* _Code that draws figures_
==========
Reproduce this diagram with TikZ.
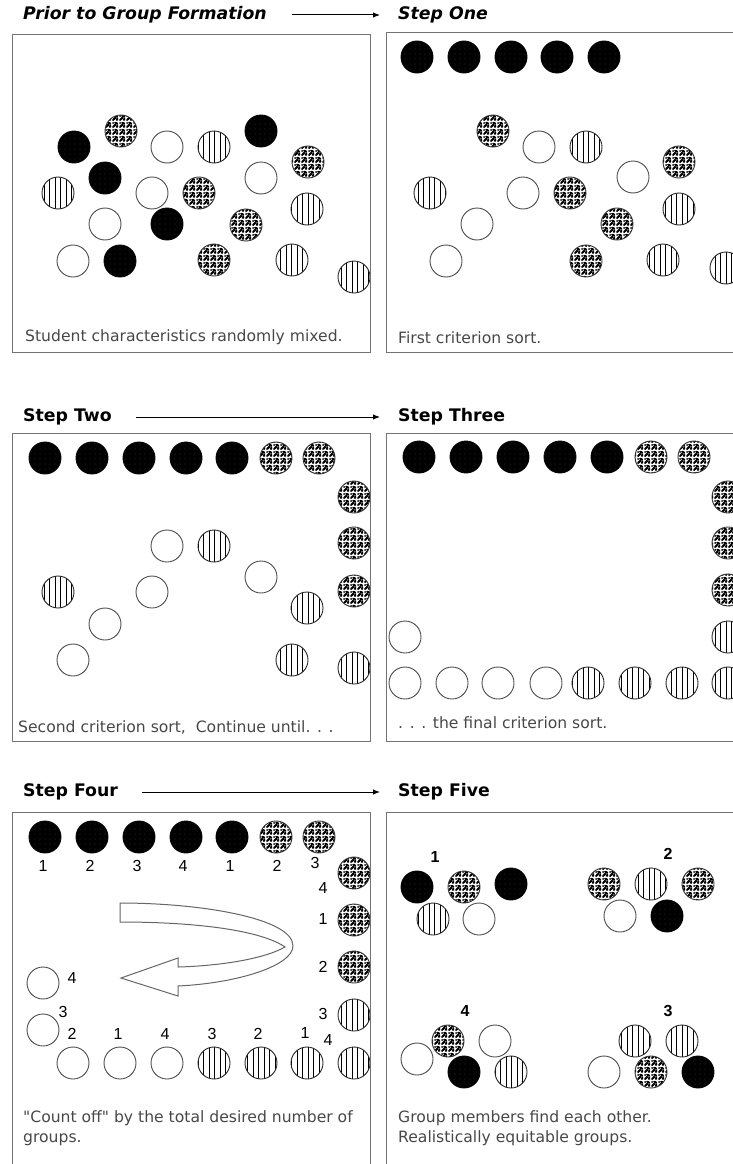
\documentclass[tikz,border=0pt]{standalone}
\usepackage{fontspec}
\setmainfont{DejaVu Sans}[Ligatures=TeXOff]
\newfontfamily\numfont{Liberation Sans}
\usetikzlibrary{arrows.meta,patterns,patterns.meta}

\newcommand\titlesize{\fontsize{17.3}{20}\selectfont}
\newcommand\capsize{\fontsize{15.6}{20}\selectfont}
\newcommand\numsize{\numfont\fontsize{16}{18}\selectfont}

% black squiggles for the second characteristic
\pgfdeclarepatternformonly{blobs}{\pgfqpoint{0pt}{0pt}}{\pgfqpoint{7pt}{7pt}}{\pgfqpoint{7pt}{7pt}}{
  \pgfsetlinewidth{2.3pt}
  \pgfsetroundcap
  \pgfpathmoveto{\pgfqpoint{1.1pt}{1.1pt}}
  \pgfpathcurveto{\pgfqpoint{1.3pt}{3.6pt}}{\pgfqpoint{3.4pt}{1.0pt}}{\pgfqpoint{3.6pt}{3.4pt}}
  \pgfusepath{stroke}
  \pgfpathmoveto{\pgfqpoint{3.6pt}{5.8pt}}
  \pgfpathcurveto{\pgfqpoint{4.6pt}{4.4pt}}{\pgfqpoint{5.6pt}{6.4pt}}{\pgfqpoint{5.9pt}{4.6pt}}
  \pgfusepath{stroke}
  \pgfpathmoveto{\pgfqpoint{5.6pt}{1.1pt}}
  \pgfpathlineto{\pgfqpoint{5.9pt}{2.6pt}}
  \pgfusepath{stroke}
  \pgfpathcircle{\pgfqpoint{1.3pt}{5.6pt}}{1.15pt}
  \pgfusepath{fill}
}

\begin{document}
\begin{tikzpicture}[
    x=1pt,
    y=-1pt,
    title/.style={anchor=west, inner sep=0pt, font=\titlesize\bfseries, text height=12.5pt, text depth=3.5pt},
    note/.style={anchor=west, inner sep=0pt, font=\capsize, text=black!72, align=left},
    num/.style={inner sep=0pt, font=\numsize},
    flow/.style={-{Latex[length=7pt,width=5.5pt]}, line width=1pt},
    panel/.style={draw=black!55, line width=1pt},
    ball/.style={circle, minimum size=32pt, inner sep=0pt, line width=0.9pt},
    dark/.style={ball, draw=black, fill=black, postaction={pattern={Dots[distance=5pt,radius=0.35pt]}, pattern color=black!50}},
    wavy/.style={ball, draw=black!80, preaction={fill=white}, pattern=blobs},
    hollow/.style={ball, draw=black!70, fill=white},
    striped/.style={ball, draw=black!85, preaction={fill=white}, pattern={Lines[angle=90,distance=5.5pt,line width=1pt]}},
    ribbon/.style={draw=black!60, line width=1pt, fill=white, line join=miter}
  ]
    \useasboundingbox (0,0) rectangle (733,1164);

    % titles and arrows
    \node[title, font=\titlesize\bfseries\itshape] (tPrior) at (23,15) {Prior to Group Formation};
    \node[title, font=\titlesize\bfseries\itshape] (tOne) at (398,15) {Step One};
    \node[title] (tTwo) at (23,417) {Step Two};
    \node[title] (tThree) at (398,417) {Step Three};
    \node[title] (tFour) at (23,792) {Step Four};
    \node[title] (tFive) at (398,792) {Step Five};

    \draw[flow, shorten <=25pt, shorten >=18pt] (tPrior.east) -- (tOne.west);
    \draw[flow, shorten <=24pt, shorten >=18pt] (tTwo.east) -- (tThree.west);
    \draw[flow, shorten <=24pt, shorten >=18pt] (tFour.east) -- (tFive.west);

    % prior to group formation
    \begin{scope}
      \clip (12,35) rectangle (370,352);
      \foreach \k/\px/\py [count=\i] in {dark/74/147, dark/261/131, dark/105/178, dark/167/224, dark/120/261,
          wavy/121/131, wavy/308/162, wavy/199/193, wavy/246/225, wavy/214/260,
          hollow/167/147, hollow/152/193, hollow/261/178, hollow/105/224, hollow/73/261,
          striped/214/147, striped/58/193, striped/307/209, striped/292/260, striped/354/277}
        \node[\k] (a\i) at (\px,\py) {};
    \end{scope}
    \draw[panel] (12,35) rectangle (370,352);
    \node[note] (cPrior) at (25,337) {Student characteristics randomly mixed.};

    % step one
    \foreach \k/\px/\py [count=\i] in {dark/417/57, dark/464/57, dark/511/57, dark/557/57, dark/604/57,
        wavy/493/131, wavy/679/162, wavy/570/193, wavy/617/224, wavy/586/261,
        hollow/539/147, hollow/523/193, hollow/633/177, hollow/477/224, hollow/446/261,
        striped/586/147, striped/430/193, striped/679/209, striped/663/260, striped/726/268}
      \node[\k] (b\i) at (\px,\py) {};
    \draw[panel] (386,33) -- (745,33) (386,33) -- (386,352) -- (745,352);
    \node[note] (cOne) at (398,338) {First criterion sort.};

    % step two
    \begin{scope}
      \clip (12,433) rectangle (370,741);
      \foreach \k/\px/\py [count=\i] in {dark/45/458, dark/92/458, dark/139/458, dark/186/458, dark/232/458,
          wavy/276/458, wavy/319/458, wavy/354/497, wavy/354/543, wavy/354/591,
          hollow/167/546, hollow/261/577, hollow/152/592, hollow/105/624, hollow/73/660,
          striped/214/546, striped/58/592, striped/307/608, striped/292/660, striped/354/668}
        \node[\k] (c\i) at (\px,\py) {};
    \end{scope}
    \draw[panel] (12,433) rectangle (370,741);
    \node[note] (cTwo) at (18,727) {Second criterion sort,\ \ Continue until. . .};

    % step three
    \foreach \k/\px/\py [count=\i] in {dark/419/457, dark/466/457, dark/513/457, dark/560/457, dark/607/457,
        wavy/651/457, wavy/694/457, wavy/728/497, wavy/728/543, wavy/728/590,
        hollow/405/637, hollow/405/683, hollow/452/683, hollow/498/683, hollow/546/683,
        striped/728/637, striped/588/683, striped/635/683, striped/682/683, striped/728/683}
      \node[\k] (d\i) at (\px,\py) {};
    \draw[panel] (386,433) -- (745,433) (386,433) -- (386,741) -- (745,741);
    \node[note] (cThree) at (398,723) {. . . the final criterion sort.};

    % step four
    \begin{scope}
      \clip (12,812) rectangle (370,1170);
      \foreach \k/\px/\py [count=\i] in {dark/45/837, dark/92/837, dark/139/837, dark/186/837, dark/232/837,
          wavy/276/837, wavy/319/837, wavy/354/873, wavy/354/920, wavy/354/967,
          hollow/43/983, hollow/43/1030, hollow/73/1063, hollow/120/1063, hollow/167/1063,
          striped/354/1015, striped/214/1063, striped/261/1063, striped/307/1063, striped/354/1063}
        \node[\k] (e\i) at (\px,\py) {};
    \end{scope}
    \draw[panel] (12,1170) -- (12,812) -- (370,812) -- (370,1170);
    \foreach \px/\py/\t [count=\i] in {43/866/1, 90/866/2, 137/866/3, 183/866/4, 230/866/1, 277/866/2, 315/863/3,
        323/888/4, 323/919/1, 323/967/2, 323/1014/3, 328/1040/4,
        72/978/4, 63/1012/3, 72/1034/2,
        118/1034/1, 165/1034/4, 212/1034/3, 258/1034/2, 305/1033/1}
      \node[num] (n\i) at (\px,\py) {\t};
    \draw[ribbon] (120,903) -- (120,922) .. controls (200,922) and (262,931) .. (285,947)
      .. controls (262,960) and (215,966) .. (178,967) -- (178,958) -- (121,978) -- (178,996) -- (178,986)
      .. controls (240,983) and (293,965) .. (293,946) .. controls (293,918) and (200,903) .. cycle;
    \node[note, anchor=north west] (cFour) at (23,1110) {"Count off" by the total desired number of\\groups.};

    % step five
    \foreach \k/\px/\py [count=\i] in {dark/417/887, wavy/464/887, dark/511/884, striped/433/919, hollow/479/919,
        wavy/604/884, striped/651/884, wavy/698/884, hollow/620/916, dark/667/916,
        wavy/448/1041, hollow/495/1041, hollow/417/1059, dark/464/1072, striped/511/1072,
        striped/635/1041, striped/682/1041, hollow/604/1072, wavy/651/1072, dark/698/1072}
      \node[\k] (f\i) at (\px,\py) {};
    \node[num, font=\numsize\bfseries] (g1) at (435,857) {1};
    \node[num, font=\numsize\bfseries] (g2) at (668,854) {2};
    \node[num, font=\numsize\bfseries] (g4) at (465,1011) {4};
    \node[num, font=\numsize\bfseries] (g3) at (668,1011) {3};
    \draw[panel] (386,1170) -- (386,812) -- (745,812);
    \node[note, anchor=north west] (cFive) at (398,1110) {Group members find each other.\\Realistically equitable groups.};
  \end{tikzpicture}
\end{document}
==========
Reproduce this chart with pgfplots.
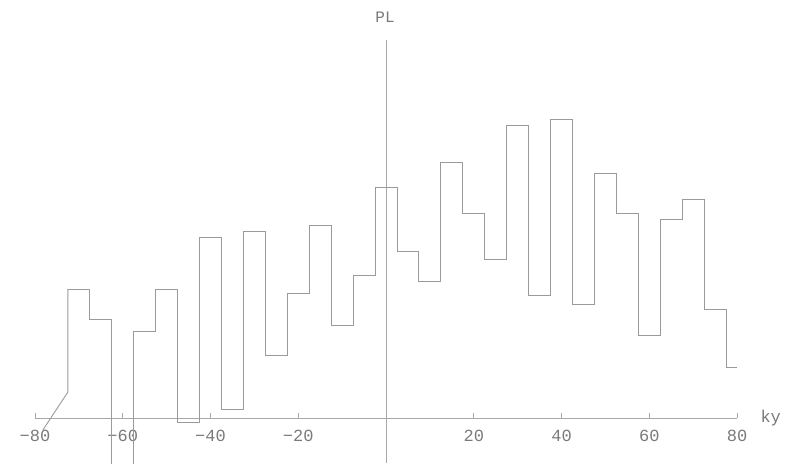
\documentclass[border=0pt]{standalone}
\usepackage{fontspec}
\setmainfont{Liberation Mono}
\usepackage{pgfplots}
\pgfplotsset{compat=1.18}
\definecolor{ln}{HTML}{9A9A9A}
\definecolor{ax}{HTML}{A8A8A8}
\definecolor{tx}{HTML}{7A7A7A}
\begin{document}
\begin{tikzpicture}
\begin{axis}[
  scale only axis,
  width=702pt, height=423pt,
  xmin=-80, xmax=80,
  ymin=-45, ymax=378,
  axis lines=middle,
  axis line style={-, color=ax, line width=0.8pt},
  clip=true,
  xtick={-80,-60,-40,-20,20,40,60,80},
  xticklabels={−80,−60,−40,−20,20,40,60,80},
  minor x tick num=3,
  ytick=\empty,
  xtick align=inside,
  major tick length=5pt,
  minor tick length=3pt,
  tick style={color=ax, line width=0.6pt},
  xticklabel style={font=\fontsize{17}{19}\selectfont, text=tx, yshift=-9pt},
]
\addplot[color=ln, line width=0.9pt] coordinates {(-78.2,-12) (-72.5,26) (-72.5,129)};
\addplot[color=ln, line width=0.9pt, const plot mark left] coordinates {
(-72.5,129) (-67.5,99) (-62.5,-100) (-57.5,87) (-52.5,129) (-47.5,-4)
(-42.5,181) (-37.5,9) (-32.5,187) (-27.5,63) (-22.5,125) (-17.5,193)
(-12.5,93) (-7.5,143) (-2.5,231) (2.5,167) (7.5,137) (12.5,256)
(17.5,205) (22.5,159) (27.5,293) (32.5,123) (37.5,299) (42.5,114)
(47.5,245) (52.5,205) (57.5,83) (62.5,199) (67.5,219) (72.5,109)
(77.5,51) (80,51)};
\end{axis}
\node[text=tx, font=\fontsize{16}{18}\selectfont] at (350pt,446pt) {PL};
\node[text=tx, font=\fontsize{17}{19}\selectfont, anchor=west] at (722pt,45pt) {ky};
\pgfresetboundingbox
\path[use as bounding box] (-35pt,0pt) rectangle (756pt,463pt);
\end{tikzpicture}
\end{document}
==========
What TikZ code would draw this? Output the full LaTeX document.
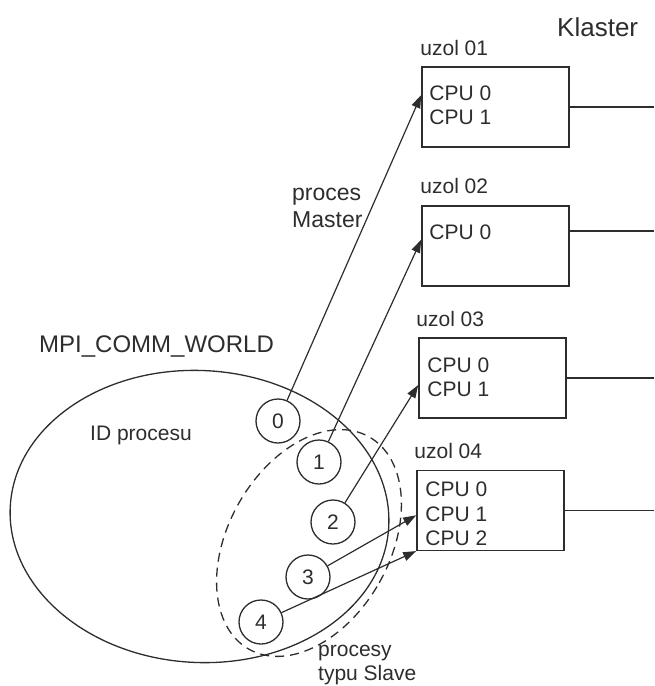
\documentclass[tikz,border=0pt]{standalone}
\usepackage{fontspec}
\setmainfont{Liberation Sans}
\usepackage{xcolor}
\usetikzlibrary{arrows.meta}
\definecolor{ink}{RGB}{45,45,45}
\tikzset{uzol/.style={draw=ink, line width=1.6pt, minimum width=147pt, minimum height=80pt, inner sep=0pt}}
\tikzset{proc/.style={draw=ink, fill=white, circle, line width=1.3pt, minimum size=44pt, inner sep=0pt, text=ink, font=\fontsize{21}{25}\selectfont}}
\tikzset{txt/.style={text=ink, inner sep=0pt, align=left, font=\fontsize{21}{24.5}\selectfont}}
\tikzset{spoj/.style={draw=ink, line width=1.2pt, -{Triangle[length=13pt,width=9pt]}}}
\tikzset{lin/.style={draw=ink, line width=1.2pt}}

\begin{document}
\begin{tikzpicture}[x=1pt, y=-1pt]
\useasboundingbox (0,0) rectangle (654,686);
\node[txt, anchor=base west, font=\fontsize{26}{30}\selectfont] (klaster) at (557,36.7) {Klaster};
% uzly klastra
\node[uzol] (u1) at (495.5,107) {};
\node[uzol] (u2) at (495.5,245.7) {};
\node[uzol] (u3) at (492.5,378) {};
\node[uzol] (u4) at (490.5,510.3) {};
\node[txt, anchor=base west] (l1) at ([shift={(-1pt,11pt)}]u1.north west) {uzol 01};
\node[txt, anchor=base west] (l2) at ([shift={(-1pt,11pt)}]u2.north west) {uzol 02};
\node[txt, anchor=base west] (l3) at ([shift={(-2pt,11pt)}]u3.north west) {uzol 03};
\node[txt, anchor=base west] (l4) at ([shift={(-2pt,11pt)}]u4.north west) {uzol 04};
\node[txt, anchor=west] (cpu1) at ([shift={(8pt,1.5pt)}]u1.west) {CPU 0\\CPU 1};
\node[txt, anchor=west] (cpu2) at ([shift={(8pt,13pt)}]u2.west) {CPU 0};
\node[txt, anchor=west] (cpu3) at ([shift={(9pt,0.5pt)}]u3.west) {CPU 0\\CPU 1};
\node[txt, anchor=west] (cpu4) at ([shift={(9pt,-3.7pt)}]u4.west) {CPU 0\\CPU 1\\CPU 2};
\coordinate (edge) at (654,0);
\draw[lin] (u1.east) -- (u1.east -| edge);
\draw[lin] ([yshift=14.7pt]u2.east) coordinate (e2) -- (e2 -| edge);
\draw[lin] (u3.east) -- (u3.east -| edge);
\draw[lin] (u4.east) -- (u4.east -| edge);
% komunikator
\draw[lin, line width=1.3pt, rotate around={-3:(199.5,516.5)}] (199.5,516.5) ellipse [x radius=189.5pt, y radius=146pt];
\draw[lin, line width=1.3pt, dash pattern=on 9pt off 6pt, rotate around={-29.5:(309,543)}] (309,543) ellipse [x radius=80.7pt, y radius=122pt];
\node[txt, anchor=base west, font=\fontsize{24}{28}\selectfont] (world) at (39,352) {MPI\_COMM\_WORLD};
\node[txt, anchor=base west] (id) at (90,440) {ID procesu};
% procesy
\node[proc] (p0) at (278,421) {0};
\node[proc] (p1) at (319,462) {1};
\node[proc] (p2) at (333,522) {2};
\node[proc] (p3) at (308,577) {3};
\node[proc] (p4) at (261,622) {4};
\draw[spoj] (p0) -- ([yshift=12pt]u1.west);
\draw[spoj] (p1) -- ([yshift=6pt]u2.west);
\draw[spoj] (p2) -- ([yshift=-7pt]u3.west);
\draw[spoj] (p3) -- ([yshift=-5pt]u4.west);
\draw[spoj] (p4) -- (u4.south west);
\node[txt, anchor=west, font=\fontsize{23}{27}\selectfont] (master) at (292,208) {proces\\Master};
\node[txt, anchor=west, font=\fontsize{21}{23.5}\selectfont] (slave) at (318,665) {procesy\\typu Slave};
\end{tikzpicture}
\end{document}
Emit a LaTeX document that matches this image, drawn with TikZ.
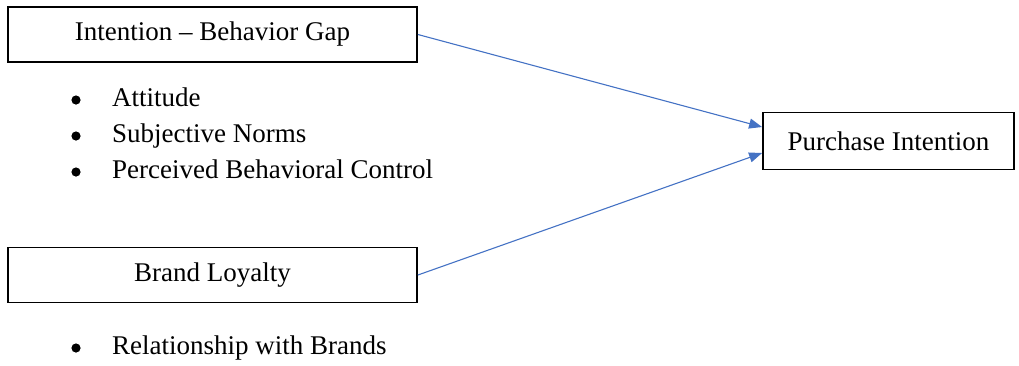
==========
Reproduce each line of the material containing the word "with".

Reproduce this diagram with TikZ.
Reproduce this chart with pgfplots.
Emit a LaTeX document that matches this image, drawn with TikZ.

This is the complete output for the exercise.